# imports

In [1]:
import re
from collections import Counter
import numpy as np
import pandas as pd

# Data Preprocessing

### get_count

In [7]:
def process_data(file_name):
  words = []

  # Open the file, read its contents into a string variable
  with open(file_name) as f:
    file_name_data = f.read()

  # Convert all letters to lower case
  file_name_data = file_name_data.lower()

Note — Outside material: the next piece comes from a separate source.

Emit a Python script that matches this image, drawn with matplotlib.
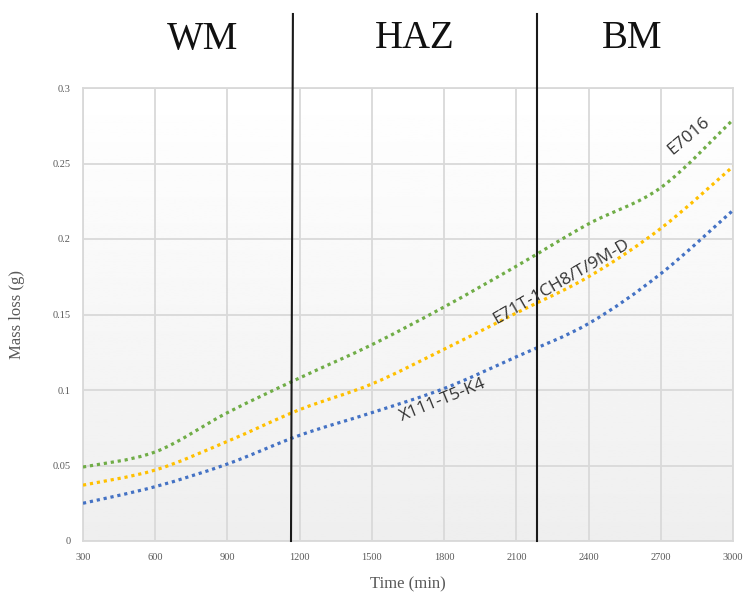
import numpy as np
import matplotlib
matplotlib.use('Agg')
import matplotlib.pyplot as plt
from matplotlib.path import Path
from matplotlib.patches import PathPatch

# values
time_min = [300, 600, 900, 1200, 1500, 1800, 2100, 2400, 2700, 3000]
e7016 = [0.049, 0.059, 0.085, 0.108, 0.130, 0.155, 0.182, 0.210, 0.234, 0.279]
e71t = [0.037, 0.047, 0.066, 0.087, 0.104, 0.127, 0.151, 0.175, 0.207, 0.248]
x111 = [0.025, 0.036, 0.051, 0.070, 0.085, 0.101, 0.122, 0.144, 0.177, 0.219]

zone_names = ['WM', 'HAZ', 'BM']
zone_bounds = [1168, 2186]
xticks = [300, 600, 900, 1200, 1500, 1800, 2100, 2400, 2700, 3000]
yticks = [0, 0.05, 0.1, 0.15, 0.2, 0.25, 0.3]


def smooth_path(xs, ys):
    # Excel-like smoothed line: bezier segments with catmull-rom tangents
    xs = np.asarray(xs, float)
    ys = np.asarray(ys, float)
    n = len(xs)
    verts = [(xs[0], ys[0])]
    codes = [Path.MOVETO]
    for i in range(n - 1):
        i0 = max(i - 1, 0)
        i3 = min(i + 2, n - 1)
        c1 = (xs[i] + (xs[i + 1] - xs[i0]) / 6, ys[i] + (ys[i + 1] - ys[i0]) / 6)
        c2 = (xs[i + 1] - (xs[i3] - xs[i]) / 6, ys[i + 1] - (ys[i3] - ys[i]) / 6)
        verts += [c1, c2, (xs[i + 1], ys[i + 1])]
        codes += [Path.CURVE4] * 3
    return Path(verts, codes)


fig = plt.figure(figsize=(7.49, 5.94), dpi=100)
ax = fig.add_axes([83 / 749, 1 - 541 / 594, 650 / 749, 453 / 594])

# light gradient in the plot area
grad = np.linspace(0.935, 1.0, 256).reshape(-1, 1)
ax.imshow(grad, extent=[300, 3000, 0, 0.3], origin='lower', aspect='auto',
          cmap='gray', vmin=0, vmax=1, zorder=0)

ax.set_xlim(300, 3000)
ax.set_ylim(0, 0.3)
ax.set_xticks(xticks)
ax.set_yticks(yticks)
ax.set_yticklabels(['0', '0.05', '0.1', '0.15', '0.2', '0.25', '0.3'])
ax.grid(True, color='#d9d9d9', lw=1.3, zorder=1)
ax.set_axisbelow(True)
ax.tick_params(length=0, labelsize=7.5, labelcolor='#595959', pad=9)
for lab in ax.get_xticklabels() + ax.get_yticklabels():
    lab.set_family('Liberation Serif')
for s in ax.spines.values():
    s.set_color('#d9d9d9')
    s.set_linewidth(1.3)

series = [(e7016, '#70AD47'), (e71t, '#FFC000'), (x111, '#4472C4')]
for vals, col in series:
    ax.add_patch(PathPatch(smooth_path(time_min, vals), fill=False, edgecolor=col,
                           lw=2.3, linestyle=(0, (1, 1.2)), zorder=3))

# zone boundaries
ax.plot([1172, 1164], [0.349, 0], color='#1a1a1a', lw=1.5, clip_on=False, zorder=4)
ax.plot([zone_bounds[1], zone_bounds[1]], [0.349, 0], color='#1a1a1a', lw=1.5,
        clip_on=False, zorder=4)

zone_x = [203, 415, 632]
for name, zx in zip(zone_names, zone_x):
    fig.text(zx / 749, 1 - 39 / 594, name, ha='center', va='center',
             fontsize=28, family='Liberation Serif', color='#111111')

# series labels on the curves
ax.text(2818, 0.268, 'E7016', rotation=40, ha='center', va='center', fontsize=12.5,
        family='Open Sans', color='#333333', zorder=5)
ax.text(2288, 0.1715, 'E71T-1CH8/T/9M-D', rotation=30, ha='center', va='center',
        fontsize=12.5, family='Open Sans', color='#333333', zorder=5)
ax.text(1796, 0.0933, 'X111-T5-K4', rotation=22, ha='center', va='center',
        fontsize=12.5, family='Open Sans', color='#333333', zorder=5)

ax.set_xlabel('Time (min)', fontsize=12, family='Liberation Serif', color='#595959')
ax.set_ylabel('Mass loss (g)', fontsize=12, family='Liberation Serif', color='#595959')
ax.xaxis.set_label_coords(0.5, -0.079)
ax.yaxis.set_label_coords(-0.089, 0.5)

fig.savefig('out.png', dpi=100)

  # Convert every word to lower case and return them in a list
  words = re.findall(r"\w+",file_name_data)

  return words

In [8]:
word_l = process_data("/content/shakespeare.txt")
vocab = set(word_l)  # this will be your new vocabulary
print(f"The first ten words in the text are: \n{word_l[0:10]}")
print(f"There are {len(vocab)} unique words in the vocabulary.")

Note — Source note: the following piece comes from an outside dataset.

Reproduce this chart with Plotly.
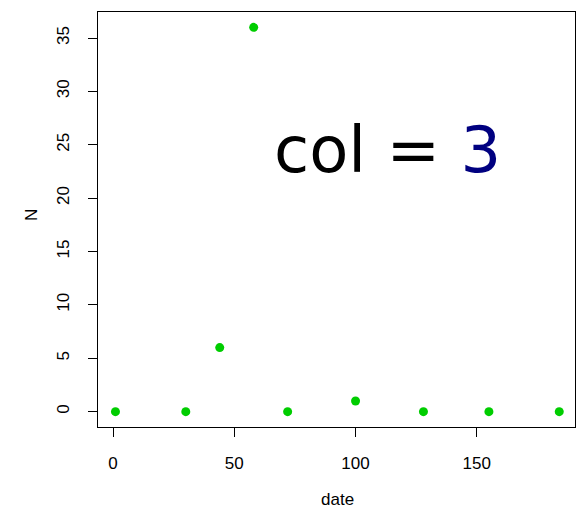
import plotly.graph_objects as go

dates = [1, 30, 44, 58, 72, 100, 128, 155, 184]
counts = [0, 0, 6, 36, 0, 1, 0, 0, 0]
x_ticks = [0, 50, 100, 150]
y_ticks = [0, 5, 10, 15, 20, 25, 30, 35]

L, R, T, B = 98, 8, 12, 82
W, H = 583, 509
pw, ph = W - L - R, H - T - B

fig = go.Figure()
fig.add_trace(go.Scatter(
    x=dates, y=counts, mode="markers",
    marker=dict(color="#00CD00", size=9, line=dict(width=0)),
    showlegend=False,
))

fig.add_annotation(
    text="col = <span style='color:#000080'>3</span>",
    xref="paper", yref="paper", x=(387 - L) / pw, y=(H - B - 150) / ph,
    showarrow=False, font=dict(family="DejaVu Sans", size=64, color="black"),
    xanchor="center", yanchor="middle",
)
# axis titles
fig.add_annotation(
    text="date", xref="paper", yref="paper",
    x=(337 - L) / pw, y=(H - B - 500) / ph,
    showarrow=False, font=dict(family="Liberation Sans", size=17, color="black"),
    xanchor="center", yanchor="middle",
)
fig.add_annotation(
    text="N", xref="paper", yref="paper",
    x=(31 - L) / pw, y=(H - B - 215) / ph, textangle=-90,
    showarrow=False, font=dict(family="Liberation Sans", size=17, color="black"),
    xanchor="center", yanchor="middle",
)

axis_common = dict(
    showline=True, mirror=True, linecolor="black", linewidth=1,
    ticks="outside", ticklen=9, tickcolor="black", tickwidth=1,
    showgrid=False, zeroline=False, automargin=False,
    tickfont=dict(family="Liberation Sans", size=17, color="black"),
)

fig.update_xaxes(
    range=[-6.2, 190.5], tickvals=x_ticks, ticktext=[str(v) for v in x_ticks],
    ticklabelstandoff=12,
    **axis_common,
)
fig.update_yaxes(
    range=[-1.44, 37.44], tickvals=y_ticks, ticktext=[str(v) for v in y_ticks],
    tickangle=-90,
    ticklabelstandoff=12,
    **axis_common,
)

fig.update_layout(
    width=W, height=H,
    margin=dict(l=L, r=R, t=T, b=B),
    paper_bgcolor="white", plot_bgcolor="white",
    font=dict(family="Liberation Sans", color="black"),
)

fig.write_html("out.html", config={"displayModeBar": False},
               post_script="document.body.style.margin='0px';")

The first ten words in the text are: 
['o', 'for', 'a', 'muse', 'of', 'fire', 'that', 'would', 'ascend', 'the']
There are 6116 unique words in the vocabulary.


In [9]:
# get_count
def get_count(word_l):
     # fill this with word counts
    word_count_dict = {}

    # Method 1
    word_count_dict = Counter(word_l)

    # Method 2
    #for word in word_l:
    #    word_count_dict[word] = word_count_dict.get(word,0) + 1

    return word_count_dict

In [10]:
word_count_dict = get_count(word_l)
print(f"There are {len(word_count_dict)} key values pairs")
print(f"The count for the word 'thee' is {word_count_dict.get('thee',0)}")

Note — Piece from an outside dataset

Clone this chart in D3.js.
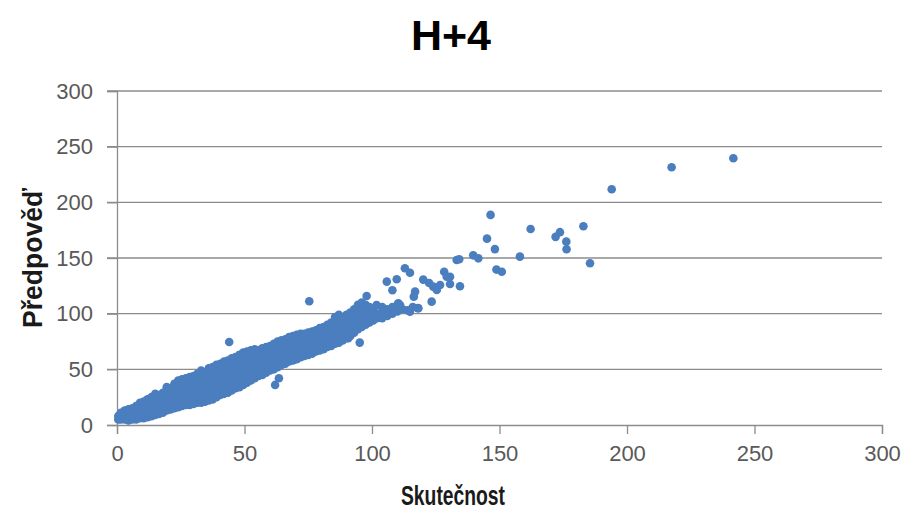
<!DOCTYPE html>
<html>
<head>
<meta charset="utf-8">
<script src="https://cdn.jsdelivr.net/npm/d3@7"></script>
<style>
body { margin: 0; background: #fff; }
text { font-family: "Liberation Sans", Arial, sans-serif; }
</style>
</head>
<body>
<script>
// data: [skutečnost, předpověď]
// dense band, one column of y values per x
let bandColumns = [
	[0.5, [5, 8]],
	[1.5, [5, 9, 11]],
	[3, [5, 8, 11, 13]],
	[4.5, [4, 8, 10, 14]],
	[6, [5, 9, 12, 15]],
	[7.5, [5, 9, 13, 17]],
	[9, [6, 10, 14, 18, 20]],
	[10.5, [6, 10, 14, 18, 21]],
	[12, [7, 11, 15, 19, 23]],
	[13.5, [8, 12, 16, 21, 25]],
	[15, [9, 13, 17, 21, 25, 28]],
	[16.5, [10, 14, 18, 23, 27]],
	[18, [11, 15, 20, 24, 29]],
	[19.5, [13, 17, 22, 26, 31, 34]],
	[21, [14, 18, 23, 28, 33]],
	[22.5, [15, 19, 24, 29, 34, 37]],
	[24, [16, 20, 25, 30, 35, 40]],
	[25.5, [17, 21, 26, 31, 36, 41]],
	[27, [18, 22, 27, 32, 37, 42]],
	[28.5, [18, 23, 28, 33, 38, 43]],
	[30, [19, 24, 29, 34, 39, 44]],
	[31.5, [20, 25, 30, 35, 40, 46]],
	[33, [20, 25, 30, 35, 40, 45, 49]],
	[34.5, [21, 26, 31, 36, 41, 46]],
	[36, [22, 27, 32, 37, 42, 47, 51]],
	[37.5, [23, 28, 33, 38, 43, 48, 52]],
	[39, [25, 30, 35, 40, 45, 50, 54]],
	[40.5, [27, 32, 37, 42, 47, 52, 55]],
	[42, [28, 33, 38, 43, 48, 53, 57]],
	[43.5, [29, 34, 39, 44, 49, 54, 58]],
	[45, [31, 36, 41, 46, 51, 56, 60]],
	[46.5, [33, 37, 42, 47, 52, 57, 61]],
	[48, [34, 39, 44, 49, 54, 59, 63]],
	[49.5, [36, 41, 46, 51, 56, 61, 65]],
	[51, [38, 43, 48, 53, 58, 63, 66]],
	[52.5, [40, 45, 50, 55, 60, 64, 67]],
	[54, [42, 46, 51, 56, 61, 65, 68]],
	[55.5, [44, 48, 53, 58, 62, 67]],
	[57, [45, 49, 54, 59, 64, 69]],
	[58.5, [47, 51, 56, 61, 65, 70]],
	[60, [49, 53, 58, 63, 67, 71]],
	[61.5, [50, 55, 60, 64, 69, 73]],
	[63, [52, 56, 61, 66, 70, 75]],
	[64.5, [54, 58, 63, 67, 72, 76]],
	[66, [55, 60, 64, 69, 73, 77]],
	[67.5, [57, 61, 66, 70, 75, 79]],
	[69, [58, 63, 67, 72, 76, 80]],
	[70.5, [59, 64, 68, 73, 77, 81]],
	[72, [61, 65, 70, 74, 78, 82]],
	[73.5, [62, 66, 71, 75, 79, 82]],
	[75, [63, 67, 72, 76, 80, 83]],
	[76.5, [64, 68, 73, 77, 81, 84]],
	[78, [66, 70, 74, 78, 82, 85]],
	[79.5, [67, 71, 75, 79, 83, 87]],
	[81, [68, 72, 76, 80, 84, 88]],
	[82.5, [70, 74, 78, 82, 86, 90]],
	[84, [71, 75, 79, 83, 87, 92]],
	[85.5, [73, 77, 81, 85, 89, 94, 97]],
	[87, [74, 78, 82, 86, 90, 95, 99]],
	[88.5, [76, 80, 84, 88, 92, 97]],
	[90, [78, 82, 86, 90, 94, 99]],
	[91.5, [80, 84, 88, 92, 96, 101]],
	[93, [83, 87, 91, 95, 99, 104]],
	[94.5, [86, 90, 94, 98, 103, 108]],
	[96, [88, 92, 96, 100, 105, 110]],
	[97.5, [90, 94, 98, 103, 108]],
	[99, [92, 96, 100, 106]],
	[100.5, [94, 98, 103]],
	[102, [96, 100]],
	[104, [96, 101, 106]],
	[106, [98, 104]],
	[108, [100, 106]],
	[110, [102, 108]],
	[112, [104]],
	[114, [103]],
	[116, [106]],
	[118, [105]]
];

let outliers = [
	[75.4, 111.2], [44, 74.5], [62, 36], [63.5, 42], [95.2, 74], [90.7, 77.9],
	[97.9, 115.9], [101.8, 107.8], [105.8, 128.8], [109.7, 130.9], [108, 121],
	[110.3, 109.3], [112.9, 140.8], [114.9, 136.8], [116.9, 119.8], [116.4, 115.3],
	[118.2, 104.8], [114.9, 101.8], [111, 107.8], [120.1, 130.6], [122.4, 127.6],
	[123.4, 110.8], [124, 124.3], [125.4, 121.3], [126.7, 125.8], [128.3, 137.7],
	[129.3, 133.2], [130.6, 133.2], [130.6, 126.7], [133.2, 148.2], [134.5, 124.6],
	[134.2, 148.9], [139.7, 152.4], [141.7, 149.7], [145.1, 167.4], [146.5, 188.7],
	[148.2, 158], [148.8, 139.6], [150.9, 137.7], [158, 151.2], [162.2, 176],
	[172, 169], [173.7, 173.2], [176.2, 164.7], [176.3, 157.8], [182.9, 178.5],
	[185.5, 145.3], [194, 211.7], [217.5, 231.5], [241.7, 239.6]
];

let ticks = [0, 50, 100, 150, 200, 250, 300];
let title = "H+4",
	xTitle = "Skutečnost",
	yTitle = "Předpověď";

let points = [];
bandColumns.forEach(function(c){
	c[1].forEach(function(v){ points.push([c[0], v]); });
});
points = points.concat(outliers);

let width = 906, height = 517;
let plotLeft = 117, plotRight = 882, plotTop = 91, plotBottom = 425;

let x = d3.scaleLinear().domain([0, 300]).range([plotLeft, plotRight]),
	y = d3.scaleLinear().domain([0, 300]).range([plotBottom, plotTop]);

let svg = d3.select("body").append("svg")
	.attr("width", width)
	.attr("height", height);

// gridlines
svg.append("g")
	.selectAll("line")
	.data(ticks.slice(1))
	.enter()
	.append("line")
	.attr("x1", plotLeft - 10)
	.attr("x2", plotRight)
	.attr("y1", function(d){ return y(d); })
	.attr("y2", function(d){ return y(d); })
	.attr("stroke", "#8c8c8c")
	.attr("stroke-width", 1.3);

let yAxis = svg.append("g")
	.attr("transform", "translate(" + plotLeft + ",0)")
	.call(d3.axisLeft(y).tickValues(ticks).tickSize(10).tickPadding(14));

let xAxis = svg.append("g")
	.attr("transform", "translate(0," + plotBottom + ")")
	.call(d3.axisBottom(x).tickValues(ticks).tickSize(9).tickPadding(11));

[xAxis, yAxis].forEach(function(a){
	a.select(".domain").attr("stroke", "#8c8c8c").attr("stroke-width", 1.3);
	a.selectAll(".tick line").attr("stroke", "#8c8c8c").attr("stroke-width", 1.3);
	a.selectAll(".tick text")
		.attr("fill", "#595959")
		.style("font-size", "22px")
		.style("font-family", "'Liberation Sans', Arial, sans-serif");
});

svg.append("g")
	.selectAll("circle")
	.data(points)
	.enter()
	.append("circle")
	.attr("cx", function(d){ return x(d[0]); })
	.attr("cy", function(d){ return y(d[1]); })
	.attr("r", 4.3)
	.attr("fill", "#4a7ebf");

svg.append("text")
	.attr("x", 451)
	.attr("y", 50)
	.attr("text-anchor", "middle")
	.style("font-size", "43px")
	.style("font-weight", "bold")
	.text(title);

svg.append("text")
	.attr("x", 453)
	.attr("y", 505)
	.attr("text-anchor", "middle")
	.attr("textLength", 104)
	.attr("lengthAdjust", "spacingAndGlyphs")
	.style("font-size", "28px")
	.style("font-weight", "bold")
	.style("fill", "#1a1a1a")
	.text(xTitle);

svg.append("text")
	.attr("transform", "translate(42,258) rotate(-90)")
	.attr("text-anchor", "middle")
	.attr("textLength", 140)
	.attr("lengthAdjust", "spacingAndGlyphs")
	.style("font-size", "28px")
	.style("font-weight", "bold")
	.style("fill", "#1a1a1a")
	.text(yTitle);
</script>
</body>
</html>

There are 6116 key values pairs
The count for the word 'thee' is 240


### get_probs

In [12]:
def get_probs(word_count_dict):

    probs = {}

    # get the total count of words for all words in the dictionary
    total_words = sum(word_count_dict.values())
    for key in word_count_dict.keys():
        probs[key] = word_count_dict[key] / total_words

    return probs

In [13]:
probs = get_probs(word_count_dict)
print(f"Length of probs is {len(probs)}")
print(f"P('thee') is {probs['thee']:.4f}")

Length of probs is 6116
P('thee') is 0.0045


# String Manipulations

### delete letter

In [14]:
def delete_letter(word, verbose=False):
    delete_l = []
    split_l = []

    for i in range(len(word)):
        split_l.append([word[:i],word[i:]])

    for L,R in split_l:
        delete_l.append(L + R[1:])

    if verbose: print(f"input word {word}, \nsplit_l = {split_l}, \ndelete_l = {delete_l}")

    return  delete_l

In [15]:
delete_word_l = delete_letter(word="cans",
                        verbose=True)

input word cans, 
split_l = [['', 'cans'], ['c', 'ans'], ['ca', 'ns'], ['can', 's']], 
delete_l = ['ans', 'cns', 'cas', 'can']


### switch_letter

In [16]:
def switch_letter(word, verbose=False):

    switch_l = []
    split_l = []

    split_l = [[word[:i], word[i:]] for i in range(len(word))]

    switch_l = [L + R[1] + R[0] + R[2:] for L,R in split_l if len(R) >= 2]

    if verbose: print(f"Input word = {word} \nsplit_l = {split_l} \nswitch_l = {switch_l}")

    return switch_l

In [17]:
switch_word_l = switch_letter(word="eta",
                         verbose=True)

Input word = eta 
split_l = [['', 'eta'], ['e', 'ta'], ['et', 'a']] 
switch_l = ['tea', 'eat']


### replace_letter